- Native name: Ruslan Muradov
- Born: 27 June 1973 Mingachevir, Azerbaijan SSR
- Died: 22 August 1992 (aged 19) Papravənd, Agdam, Azerbaijan
- Allegiance: Azerbaijan
- Branch: Azerbaijani Armed Forces
- Service years: 1991–1992
- Conflicts: First Nagorno-Karabakh War
- Awards: National Hero of Azerbaijan 1992

= Ruslan Muradov =

National Hero of Azerbaijan

Ruslan Hamid oglu Muradov (Muradov Ruslan Həmid oğlu; 27 June 1973, Mingachevir, Azerbaijan SSR – 22 August 1992, Papravənd, Agdam, Azerbaijan) was the National Hero of Azerbaijan and a warrior during the First Nagorno-Karabakh War.

== Early life and education ==
Muradov was born on 27 June 1973 in Mingachevir, Azerbaijan SSR. In 1990, he completed his secondary education in Mingachevir.
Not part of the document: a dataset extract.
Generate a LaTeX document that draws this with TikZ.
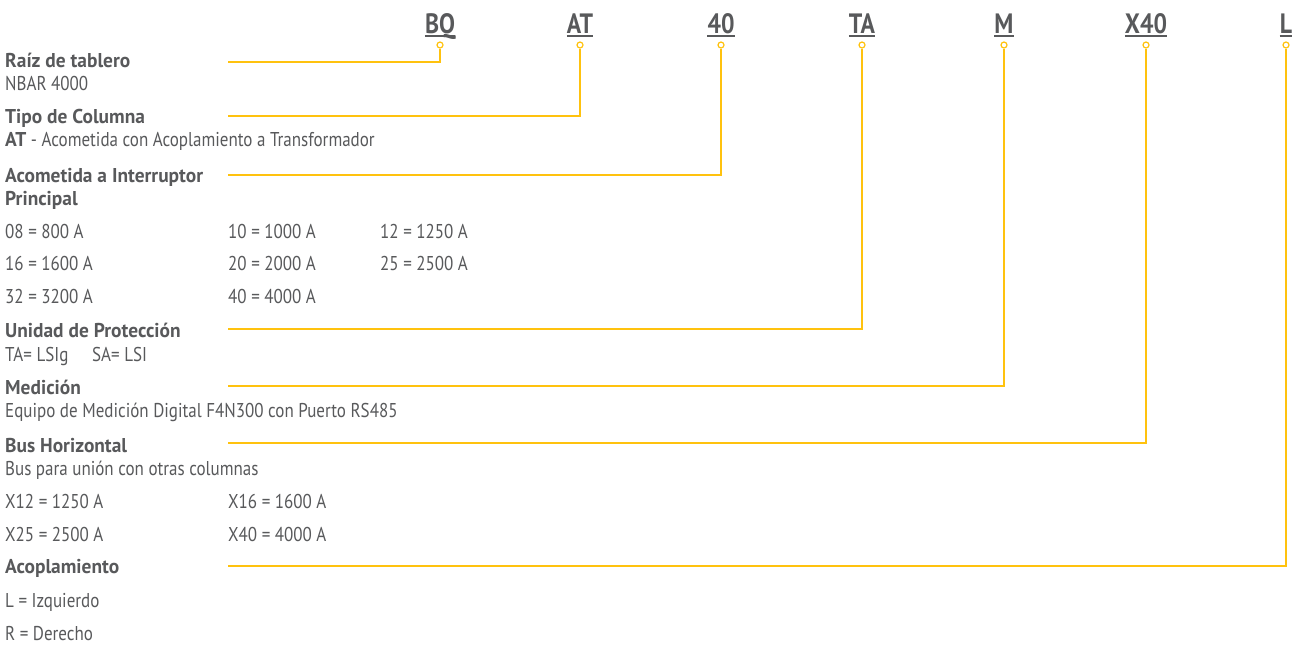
\documentclass[tikz,border=0pt]{standalone}
\usepackage{fontspec}
\setmainfont{PT Sans}[FakeStretch=0.85]
\newfontfamily\headfont{PT Sans}[FakeStretch=0.97]
\usepackage{tikz}

\definecolor{ink}{HTML}{58595B}
\definecolor{gold}{HTML}{FFC20E}

\tikzset{
  code/.style={font=\fontsize{28}{30}\selectfont\bfseries, text=ink, inner sep=0pt, anchor=base},
  head/.style={font=\headfont\fontsize{20}{22}\selectfont\bfseries, text=ink, inner sep=0pt, anchor=base west},
  body/.style={font=\fontsize{20}{22}\selectfont, text=ink, inner sep=0pt, anchor=base west},
  pin/.style={circle, draw=gold, fill=white, line width=1.2pt, minimum size=6pt, inner sep=0pt},
  guide/.style={draw=gold, line width=1.4pt},
}

\begin{document}
\begin{tikzpicture}[x=1pt, y=-1pt]
    \useasboundingbox (0,0) rectangle (1298,646);
    % Code letters along the top, each with its pin
    \foreach \name/\txt/\x in {bq/BQ/440, at/AT/580, forty/40/721, ta/TA/862, m/M/1004, xforty/X40/1146, l/L/1286} {
        \node[code] (\name) at (\x,33) {\txt};
        \draw[ink, line width=1.8pt] ([yshift=-3pt]\name.base west) -- ([yshift=-3pt]\name.base east);
        \node[pin] (pin-\name) at (\x,45) {};
    }
    % Left ends of the guide lines
    \coordinate (end-bq) at (228,62);
    \coordinate (end-at) at (228,116);
    \coordinate (end-forty) at (228,175);
    \coordinate (end-ta) at (228,329);
    \coordinate (end-m) at (228,386);
    \coordinate (end-xforty) at (228,443);
    \coordinate (end-l) at (228,566);
    \foreach \name in {bq, at, forty, ta, m, xforty, l}
        \draw[guide] (pin-\name.south) |- (end-\name);

    % Raiz de tablero
    \node[head] (root) at (5,67) {Raíz de tablero};
    \node[body] (rootval) at (5,90) {NBAR 4000};
    % Tipo de columna
    \node[head] (col) at (5,123) {Tipo de Columna};
    \node[body] (colval) at (5,146) {{\headfont\bfseries AT} - Acometida con Acoplamiento a Transformador};
    % Acometida
    \node[head] (main) at (5,182) {Acometida a Interruptor};
    \node[head] (main2) at (5,205) {Principal};
    \node[body] (a08) at (5,238) {08 = 800 A};
    \node[body] (a10) at (228,238) {10 = 1000 A};
    \node[body] (a12) at (380,238) {12 = 1250 A};
    \node[body] (a16) at (5,270) {16 = 1600 A};
    \node[body] (a20) at (228,270) {20 = 2000 A};
    \node[body] (a25) at (380,270) {25 = 2500 A};
    \node[body] (a32) at (5,303) {32 = 3200 A};
    \node[body] (a40) at (228,303) {40 = 4000 A};
    % Unidad de proteccion
    \node[head] (prot) at (5,337) {Unidad de Protección};
    \node[body] (protta) at (5,361) {TA= LSIg};
    \node[body] (protsa) at (92,361) {SA= LSI};
    % Medicion
    \node[head] (meas) at (5,394) {Medición};
    \node[body] (measval) at (5,417) {Equipo de Medición Digital F4N300 con Puerto RS485};
    % Bus horizontal
    \node[head] (bus) at (5,452) {Bus Horizontal};
    \node[body] (busval) at (5,475) {Bus para unión con otras columnas};
    \node[body] (x12) at (5,508) {X12 = 1250 A};
    \node[body] (x16) at (228,508) {X16 = 1600 A};
    \node[body] (x25) at (5,541) {X25 = 2500 A};
    \node[body] (x40) at (228,541) {X40 = 4000 A};
    % Acoplamiento
    \node[head] (coup) at (5,573) {Acoplamiento};
    \node[body] (left) at (5,607) {L = Izquierdo};
    \node[body] (right) at (5,640) {R = Derecho};
\end{tikzpicture}
\end{document}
He later worked at Mingachevir Technical Rubber Plant, where his father worked. He joined Azerbaijani Armed Forces in 1992 and was appointed to the Papravand village of Agdam District.

Muradov was single.

== First Nagorno-Karabakh War ==
When Armenians attacked the territory of Azerbaijan, Muradov voluntarily joined the Azerbaijani Armed Forces and was sent to participate in the battles around the village of Papravand of Agdam District. The village was released from Armenian soldiers.

In 1992, one of the aircraft belonging to Azerbaijan fled to the territory controlled by Armenian soldiers and was shot down. A group of Azerbaijani soldiers was sent to rescue the wounded.

Muradov was killed during the battles for Papravand on 22 August 1992.

== Honors ==
Ruslan Hamid oglu Muradov was posthumously awarded the title of the "National Hero of Azerbaijan" by Presidential Decree No. 290 dated 6 November 1992.

He was buried at a Martyrs' Lane cemetery in Mingachevir. The Secondary School No. 15 in Mingachevir was named after him.